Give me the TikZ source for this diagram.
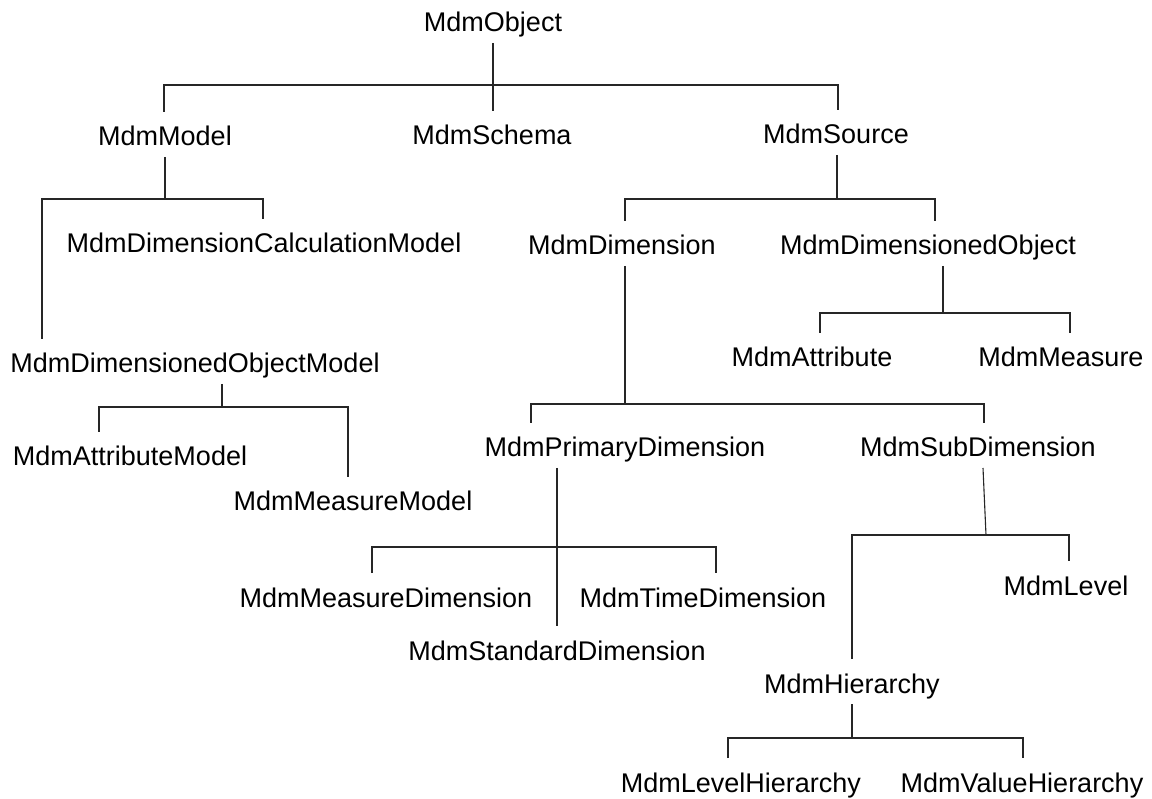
\documentclass[tikz,border=0pt]{standalone}
\usepackage{fontspec}
\setmainfont{Liberation Sans}
\begin{document}
\begin{tikzpicture}[x=1pt,y=1pt,
  lbl/.style={anchor=base,inner sep=0pt,outer xsep=0pt,outer ysep=11pt,
    text height=23pt,text depth=0pt,font=\fontsize{27}{32}\selectfont},
  conn/.style={line width=1.1pt,black!85}]
\useasboundingbox (0,0) rectangle (1152,-799);
% nodes
\node[lbl] (obj) at (493,-32) {MdmObject};
\node[lbl] (mdl) at (165,-146) {MdmModel};
\node[lbl] (sch) at (492,-145) {MdmSchema};
\node[lbl] (src) at (836,-144) {MdmSource};
\node[lbl] (dcm) at (264,-253) {MdmDimensionCalculationModel};
\node[lbl] (dom) at (195,-373) {MdmDimensionedObjectModel};
\node[lbl] (am)  at (130,-466) {MdmAttributeModel};
\node[lbl] (mm)  at (353,-511) {MdmMeasureModel};
\node[lbl] (dim) at (622,-255) {MdmDimension};
\node[lbl] (dob) at (928,-255) {MdmDimensionedObject};
\node[lbl] (att) at (812,-367) {MdmAttribute};
\node[lbl] (mea) at (1061,-367) {MdmMeasure};
\node[lbl] (pri) at (625,-457) {MdmPrimaryDimension};
\node[lbl] (sub) at (978,-457) {MdmSubDimension};
\node[lbl] (md)  at (386,-607) {MdmMeasureDimension};
\node[lbl] (td)  at (703,-607) {MdmTimeDimension};
\node[lbl] (sd)  at (557,-660) {MdmStandardDimension};
\node[lbl] (lv)  at (1066,-595) {MdmLevel};
\node[lbl] (hi)  at (852,-693) {MdmHierarchy};
\node[lbl] (lh)  at (741,-792) {MdmLevelHierarchy};
\node[lbl] (vh)  at (1022,-792) {MdmValueHierarchy};
% bus coordinates
\coordinate (b0L) at (164,-85);  \coordinate (b0R) at (838,-85);
\coordinate (b1L) at (42,-199);  \coordinate (b1R) at (263,-199); \coordinate (b1M) at (165,-199);
\coordinate (b2L) at (99,-407);  \coordinate (b2R) at (348,-407); \coordinate (b2M) at (222,-407);
\coordinate (b3L) at (625,-199); \coordinate (b3R) at (935,-199); \coordinate (b3M) at (837,-199);
\coordinate (b4L) at (820,-313); \coordinate (b4R) at (1070,-313); \coordinate (b4M) at (943,-313);
\coordinate (b5L) at (531,-404); \coordinate (b5R) at (984,-404); \coordinate (b5M) at (625,-404);
\coordinate (b6L) at (372,-547); \coordinate (b6R) at (716,-547);
\coordinate (b7L) at (852,-535); \coordinate (b7R) at (1069,-535); \coordinate (b7M) at (986,-535);
\coordinate (b8L) at (728,-738); \coordinate (b8R) at (1023,-738); \coordinate (b8M) at (852,-738);
% MdmObject
\draw[conn] (obj.south) -- (obj.south |- sch.north);
\draw[conn] (b0L |- mdl.north) -- (b0L) -- (b0R) -- (b0R |- src.north);
% MdmModel
\draw[conn] (b1M |- mdl.south) -- (b1M);
\draw[conn] (b1L |- dom.north) -- (b1L) -- (b1R) -- (b1R |- dcm.north);
% MdmDimensionedObjectModel
\draw[conn] (b2M |- dom.south) -- (b2M);
\draw[conn] (b2L |- am.north) -- (b2L) -- (b2R) -- (b2R |- mm.north);
% MdmSource
\draw[conn] (b3M |- src.south) -- (b3M);
\draw[conn] (b3L |- dim.north) -- (b3L) -- (b3R) -- (b3R |- dob.north);
% MdmDimensionedObject
\draw[conn] (b4M |- dob.south) -- (b4M);
\draw[conn] (b4L |- att.north) -- (b4L) -- (b4R) -- (b4R |- mea.north);
% MdmDimension
\draw[conn] (b5M |- dim.south) -- (b5M);
\draw[conn] (b5L |- pri.north) -- (b5L) -- (b5R) -- (b5R |- sub.north);
% MdmPrimaryDimension
\draw[conn] (sd.north |- pri.south) -- (sd.north);
\draw[conn] (b6L |- md.north) -- (b6L) -- (b6R) -- (b6R |- td.north);
% MdmSubDimension
\draw[conn] ([xshift=5pt]sub.south) -- (b7M);
\draw[conn] (b7L |- hi.north) -- (b7L) -- (b7R) -- (b7R |- lv.north);
% MdmHierarchy
\draw[conn] (b8M |- hi.south) -- (b8M);
\draw[conn] (b8L |- lh.north) -- (b8L) -- (b8R) -- (b8R |- vh.north);
\end{tikzpicture}
\end{document}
-*-*-
**WRITTEN PROBLEM**. Every line above should be returned exactly; the pictures stay out.

**OUTPUT FOR THIS TASK**.
Give me the TikZ source for this diagram.
\documentclass[tikz,border=0pt]{standalone}
\usepackage{fontspec}
\setmainfont{Liberation Sans}
\begin{document}
\begin{tikzpicture}[x=1pt,y=1pt,
  lbl/.style={anchor=base,inner sep=0pt,outer xsep=0pt,outer ysep=11pt,
    text height=23pt,text depth=0pt,font=\fontsize{27}{32}\selectfont},
  conn/.style={line width=1.1pt,black!85}]
\useasboundingbox (0,0) rectangle (1152,-799);
% nodes
\node[lbl] (obj) at (493,-32) {MdmObject};
\node[lbl] (mdl) at (165,-146) {MdmModel};
\node[lbl] (sch) at (492,-145) {MdmSchema};
\node[lbl] (src) at (836,-144) {MdmSource};
\node[lbl] (dcm) at (264,-253) {MdmDimensionCalculationModel};
\node[lbl] (dom) at (195,-373) {MdmDimensionedObjectModel};
\node[lbl] (am)  at (130,-466) {MdmAttributeModel};
\node[lbl] (mm)  at (353,-511) {MdmMeasureModel};
\node[lbl] (dim) at (622,-255) {MdmDimension};
\node[lbl] (dob) at (928,-255) {MdmDimensionedObject};
\node[lbl] (att) at (812,-367) {MdmAttribute};
\node[lbl] (mea) at (1061,-367) {MdmMeasure};
\node[lbl] (pri) at (625,-457) {MdmPrimaryDimension};
\node[lbl] (sub) at (978,-457) {MdmSubDimension};
\node[lbl] (md)  at (386,-607) {MdmMeasureDimension};
\node[lbl] (td)  at (703,-607) {MdmTimeDimension};
\node[lbl] (sd)  at (557,-660) {MdmStandardDimension};
\node[lbl] (lv)  at (1066,-595) {MdmLevel};
\node[lbl] (hi)  at (852,-693) {MdmHierarchy};
\node[lbl] (lh)  at (741,-792) {MdmLevelHierarchy};
\node[lbl] (vh)  at (1022,-792) {MdmValueHierarchy};
% bus coordinates
\coordinate (b0L) at (164,-85);  \coordinate (b0R) at (838,-85);
\coordinate (b1L) at (42,-199);  \coordinate (b1R) at (263,-199); \coordinate (b1M) at (165,-199);
\coordinate (b2L) at (99,-407);  \coordinate (b2R) at (348,-407); \coordinate (b2M) at (222,-407);
\coordinate (b3L) at (625,-199); \coordinate (b3R) at (935,-199); \coordinate (b3M) at (837,-199);
\coordinate (b4L) at (820,-313); \coordinate (b4R) at (1070,-313); \coordinate (b4M) at (943,-313);
\coordinate (b5L) at (531,-404); \coordinate (b5R) at (984,-404); \coordinate (b5M) at (625,-404);
\coordinate (b6L) at (372,-547); \coordinate (b6R) at (716,-547);
\coordinate (b7L) at (852,-535); \coordinate (b7R) at (1069,-535); \coordinate (b7M) at (986,-535);
\coordinate (b8L) at (728,-738); \coordinate (b8R) at (1023,-738); \coordinate (b8M) at (852,-738);
% MdmObject
\draw[conn] (obj.south) -- (obj.south |- sch.north);
\draw[conn] (b0L |- mdl.north) -- (b0L) -- (b0R) -- (b0R |- src.north);
% MdmModel
\draw[conn] (b1M |- mdl.south) -- (b1M);
\draw[conn] (b1L |- dom.north) -- (b1L) -- (b1R) -- (b1R |- dcm.north);
% MdmDimensionedObjectModel
\draw[conn] (b2M |- dom.south) -- (b2M);
\draw[conn] (b2L |- am.north) -- (b2L) -- (b2R) -- (b2R |- mm.north);
% MdmSource
\draw[conn] (b3M |- src.south) -- (b3M);
\draw[conn] (b3L |- dim.north) -- (b3L) -- (b3R) -- (b3R |- dob.north);
% MdmDimensionedObject
\draw[conn] (b4M |- dob.south) -- (b4M);
\draw[conn] (b4L |- att.north) -- (b4L) -- (b4R) -- (b4R |- mea.north);
% MdmDimension
\draw[conn] (b5M |- dim.south) -- (b5M);
\draw[conn] (b5L |- pri.north) -- (b5L) -- (b5R) -- (b5R |- sub.north);
% MdmPrimaryDimension
\draw[conn] (sd.north |- pri.south) -- (sd.north);
\draw[conn] (b6L |- md.north) -- (b6L) -- (b6R) -- (b6R |- td.north);
% MdmSubDimension
\draw[conn] ([xshift=5pt]sub.south) -- (b7M);
\draw[conn] (b7L |- hi.north) -- (b7L) -- (b7R) -- (b7R |- lv.north);
% MdmHierarchy
\draw[conn] (b8M |- hi.south) -- (b8M);
\draw[conn] (b8L |- lh.north) -- (b8L) -- (b8R) -- (b8R |- vh.north);
\end{tikzpicture}
\end{document}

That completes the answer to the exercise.